**PROBLEM STATEMENT**
Copy out the data below as written; omit any images.

-------- INFORMATION SUPPLIED

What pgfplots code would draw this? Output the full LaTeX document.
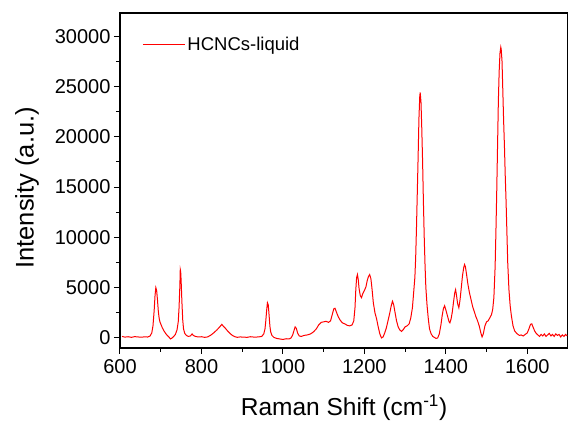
\documentclass[border=0pt]{standalone}
\usepackage{fontspec}
\setmainfont{Liberation Sans}
\usepackage{pgfplots}
\usepackage{pgfplotstable}
\pgfplotsset{compat=1.18}
\pgfplotstableread{
x y
605 150
612 80
620 120
628 60
636 130
644 100
652 70
660 110
668 90
674 200
678 500
681 1200
684 2800
686 4200
688 5000
690 4700
692 3800
694 2700
696 2000
698 1600
701 1300
704 1000
708 700
712 450
716 250
720 100
724 -100
728 0
732 150
736 350
740 800
743 1600
745 3000
747 5200
748 6800
749 6600
750 5800
752 3600
754 1800
756 900
759 450
763 250
768 150
773 200
777 400
780 250
785 150
792 100
800 120
808 60
815 100
822 250
830 500
838 800
845 1100
850 1350
853 1200
858 1000
864 700
870 450
876 250
882 120
888 60
895 100
903 80
912 60
920 120
930 80
940 100
948 150
953 400
956 900
958 1700
960 2700
962 3500
964 3300
966 2300
968 1200
970 600
973 250
978 50
985 -50
992 -100
1000 -150
1008 -80
1015 -100
1020 0
1024 300
1027 700
1030 1100
1033 950
1036 500
1040 200
1045 150
1052 250
1060 300
1068 400
1075 600
1082 900
1088 1300
1094 1550
1100 1600
1106 1650
1112 1550
1117 1700
1121 2300
1125 2900
1128 2950
1132 2500
1136 2100
1140 1800
1146 1500
1152 1400
1158 1250
1164 1200
1170 1300
1174 1700
1177 3000
1179 4800
1181 6000
1183 6300
1185 5800
1187 4900
1190 4200
1193 4000
1196 4400
1200 4700
1204 5100
1207 5700
1210 6100
1213 6300
1216 5900
1219 4800
1222 3500
1226 2500
1230 1900
1234 1100
1238 400
1242 0
1246 100
1250 500
1254 1000
1258 1700
1262 2400
1266 3200
1269 3650
1272 3300
1275 2600
1279 1700
1283 1100
1287 800
1291 650
1295 800
1300 1100
1305 1200
1310 1400
1314 2000
1318 3000
1321 4500
1324 6000
1326 8000
1328 11000
1330 14500
1332 18000
1334 21800
1336 24000
1337 24400
1339 23500
1341 20800
1343 17500
1345 13500
1347 10000
1349 7200
1351 5000
1354 3200
1357 1900
1360 900
1364 400
1368 150
1372 50
1376 -50
1380 0
1384 400
1388 1300
1391 2200
1394 2900
1397 3200
1400 2800
1404 2200
1408 1600
1410 1500
1413 1900
1416 2600
1419 3600
1422 4500
1424 4800
1426 4300
1429 3400
1432 3000
1435 3800
1438 5000
1441 6200
1444 7000
1446 7300
1448 7100
1451 6300
1454 5400
1458 4500
1462 3800
1466 3100
1470 2600
1474 2100
1478 1700
1482 1200
1486 500
1489 100
1492 400
1496 1200
1500 1600
1504 1700
1508 2000
1512 2300
1515 2800
1518 4000
1521 7000
1523 10500
1525 14500
1527 19000
1529 23500
1531 26500
1533 28300
1535 28900
1536 28700
1538 27500
1540 24500
1542 21500
1544 19000
1546 16000
1548 13500
1550 10500
1552 7500
1555 4800
1558 3200
1561 2200
1565 1200
1569 700
1573 500
1577 350
1581 250
1585 300
1590 200
1595 350
1600 500
1604 900
1608 1350
1611 1400
1614 1100
1618 700
1622 450
1626 300
1630 150
1634 350
1638 200
1642 400
1646 150
1650 300
1654 450
1658 200
1662 350
1666 150
1670 400
1674 250
1678 350
1682 100
1686 300
1690 150
1694 350
1698 200
}\spectrum
\begin{document}
\begin{tikzpicture}
\begin{axis}[
  width=448pt, height=335pt, scale only axis,
  xmin=600, xmax=1700, ymin=-1000, ymax=32300,
  xtick={600,800,...,1600}, ytick={0,5000,...,30000},
  minor x tick num=1, minor y tick num=1,
  tick align=outside, xtick pos=bottom, ytick pos=left,
  major tick length=6pt, minor tick length=4pt,
  axis line style={line width=1.3pt},
  every tick/.style={black, line width=1pt},
  ticklabel style={font=\fontsize{20}{22}\selectfont},
  xticklabel style={yshift=-2pt},
  /pgf/number format/assume math mode=true,
  /pgf/number format/1000 sep={},
  scaled y ticks=false,
  xlabel={Raman Shift (cm\textsuperscript{-1})},
  ylabel={Intensity (a.u.)},
  xlabel style={font=\fontsize{24.5}{27}\selectfont, at={(axis description cs:0.5,-0.179)}, anchor=center},
  ylabel style={font=\fontsize{25.5}{28}\selectfont, at={(axis description cs:-0.2076,0.478)}, anchor=center},
  legend style={draw=none, fill=none, at={(axis description cs:0.043,0.94)}, anchor=north west, font=\fontsize{18.5}{21}\selectfont},
  legend cell align=left,
  legend image code/.code={\draw[#1] (0pt,0pt) -- (42pt,0pt);},
]
\addplot[red, line width=1pt] table[x=x, y=y] {\spectrum};
\addlegendentry{HCNCs-liquid}
\end{axis}
\pgfresetboundingbox
\useasboundingbox ([shift={(-120pt,-77pt)}]current axis.south west) rectangle ([shift={(448pt,348pt)}]current axis.south west);
\end{tikzpicture}
\end{document}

----------------

**RESPONSE**
What pgfplots code would draw this? Output the full LaTeX document.
\documentclass[border=0pt]{standalone}
\usepackage{fontspec}
\setmainfont{Liberation Sans}
\usepackage{pgfplots}
\usepackage{pgfplotstable}
\pgfplotsset{compat=1.18}
\pgfplotstableread{
x y
605 150
612 80
620 120
628 60
636 130
644 100
652 70
660 110
668 90
674 200
678 500
681 1200
684 2800
686 4200
688 5000
690 4700
692 3800
694 2700
696 2000
698 1600
701 1300
704 1000
708 700
712 450
716 250
720 100
724 -100
728 0
732 150
736 350
740 800
743 1600
745 3000
747 5200
748 6800
749 6600
750 5800
752 3600
754 1800
756 900
759 450
763 250
768 150
773 200
777 400
780 250
785 150
792 100
800 120
808 60
815 100
822 250
830 500
838 800
845 1100
850 1350
853 1200
858 1000
864 700
870 450
876 250
882 120
888 60
895 100
903 80
912 60
920 120
930 80
940 100
948 150
953 400
956 900
958 1700
960 2700
962 3500
964 3300
966 2300
968 1200
970 600
973 250
978 50
985 -50
992 -100
1000 -150
1008 -80
1015 -100
1020 0
1024 300
1027 700
1030 1100
1033 950
1036 500
1040 200
1045 150
1052 250
1060 300
1068 400
1075 600
1082 900
1088 1300
1094 1550
1100 1600
1106 1650
1112 1550
1117 1700
1121 2300
1125 2900
1128 2950
1132 2500
1136 2100
1140 1800
1146 1500
1152 1400
1158 1250
1164 1200
1170 1300
1174 1700
1177 3000
1179 4800
1181 6000
1183 6300
1185 5800
1187 4900
1190 4200
1193 4000
1196 4400
1200 4700
1204 5100
1207 5700
1210 6100
1213 6300
1216 5900
1219 4800
1222 3500
1226 2500
1230 1900
1234 1100
1238 400
1242 0
1246 100
1250 500
1254 1000
1258 1700
1262 2400
1266 3200
1269 3650
1272 3300
1275 2600
1279 1700
1283 1100
1287 800
1291 650
1295 800
1300 1100
1305 1200
1310 1400
1314 2000
1318 3000
1321 4500
1324 6000
1326 8000
1328 11000
1330 14500
1332 18000
1334 21800
1336 24000
1337 24400
1339 23500
1341 20800
1343 17500
1345 13500
1347 10000
1349 7200
1351 5000
1354 3200
1357 1900
1360 900
1364 400
1368 150
1372 50
1376 -50
1380 0
1384 400
1388 1300
1391 2200
1394 2900
1397 3200
1400 2800
1404 2200
1408 1600
1410 1500
1413 1900
1416 2600
1419 3600
1422 4500
1424 4800
1426 4300
1429 3400
1432 3000
1435 3800
1438 5000
1441 6200
1444 7000
1446 7300
1448 7100
1451 6300
1454 5400
1458 4500
1462 3800
1466 3100
1470 2600
1474 2100
1478 1700
1482 1200
1486 500
1489 100
1492 400
1496 1200
1500 1600
1504 1700
1508 2000
1512 2300
1515 2800
1518 4000
1521 7000
1523 10500
1525 14500
1527 19000
1529 23500
1531 26500
1533 28300
1535 28900
1536 28700
1538 27500
1540 24500
1542 21500
1544 19000
1546 16000
1548 13500
1550 10500
1552 7500
1555 4800
1558 3200
1561 2200
1565 1200
1569 700
1573 500
1577 350
1581 250
1585 300
1590 200
1595 350
1600 500
1604 900
1608 1350
1611 1400
1614 1100
1618 700
1622 450
1626 300
1630 150
1634 350
1638 200
1642 400
1646 150
1650 300
1654 450
1658 200
1662 350
1666 150
1670 400
1674 250
1678 350
1682 100
1686 300
1690 150
1694 350
1698 200
}\spectrum
\begin{document}
\begin{tikzpicture}
\begin{axis}[
  width=448pt, height=335pt, scale only axis,
  xmin=600, xmax=1700, ymin=-1000, ymax=32300,
  xtick={600,800,...,1600}, ytick={0,5000,...,30000},
  minor x tick num=1, minor y tick num=1,
  tick align=outside, xtick pos=bottom, ytick pos=left,
  major tick length=6pt, minor tick length=4pt,
  axis line style={line width=1.3pt},
  every tick/.style={black, line width=1pt},
  ticklabel style={font=\fontsize{20}{22}\selectfont},
  xticklabel style={yshift=-2pt},
  /pgf/number format/assume math mode=true,
  /pgf/number format/1000 sep={},
  scaled y ticks=false,
  xlabel={Raman Shift (cm\textsuperscript{-1})},
  ylabel={Intensity (a.u.)},
  xlabel style={font=\fontsize{24.5}{27}\selectfont, at={(axis description cs:0.5,-0.179)}, anchor=center},
  ylabel style={font=\fontsize{25.5}{28}\selectfont, at={(axis description cs:-0.2076,0.478)}, anchor=center},
  legend style={draw=none, fill=none, at={(axis description cs:0.043,0.94)}, anchor=north west, font=\fontsize{18.5}{21}\selectfont},
  legend cell align=left,
  legend image code/.code={\draw[#1] (0pt,0pt) -- (42pt,0pt);},
]
\addplot[red, line width=1pt] table[x=x, y=y] {\spectrum};
\addlegendentry{HCNCs-liquid}
\end{axis}
\pgfresetboundingbox
\useasboundingbox ([shift={(-120pt,-77pt)}]current axis.south west) rectangle ([shift={(448pt,348pt)}]current axis.south west);
\end{tikzpicture}
\end{document}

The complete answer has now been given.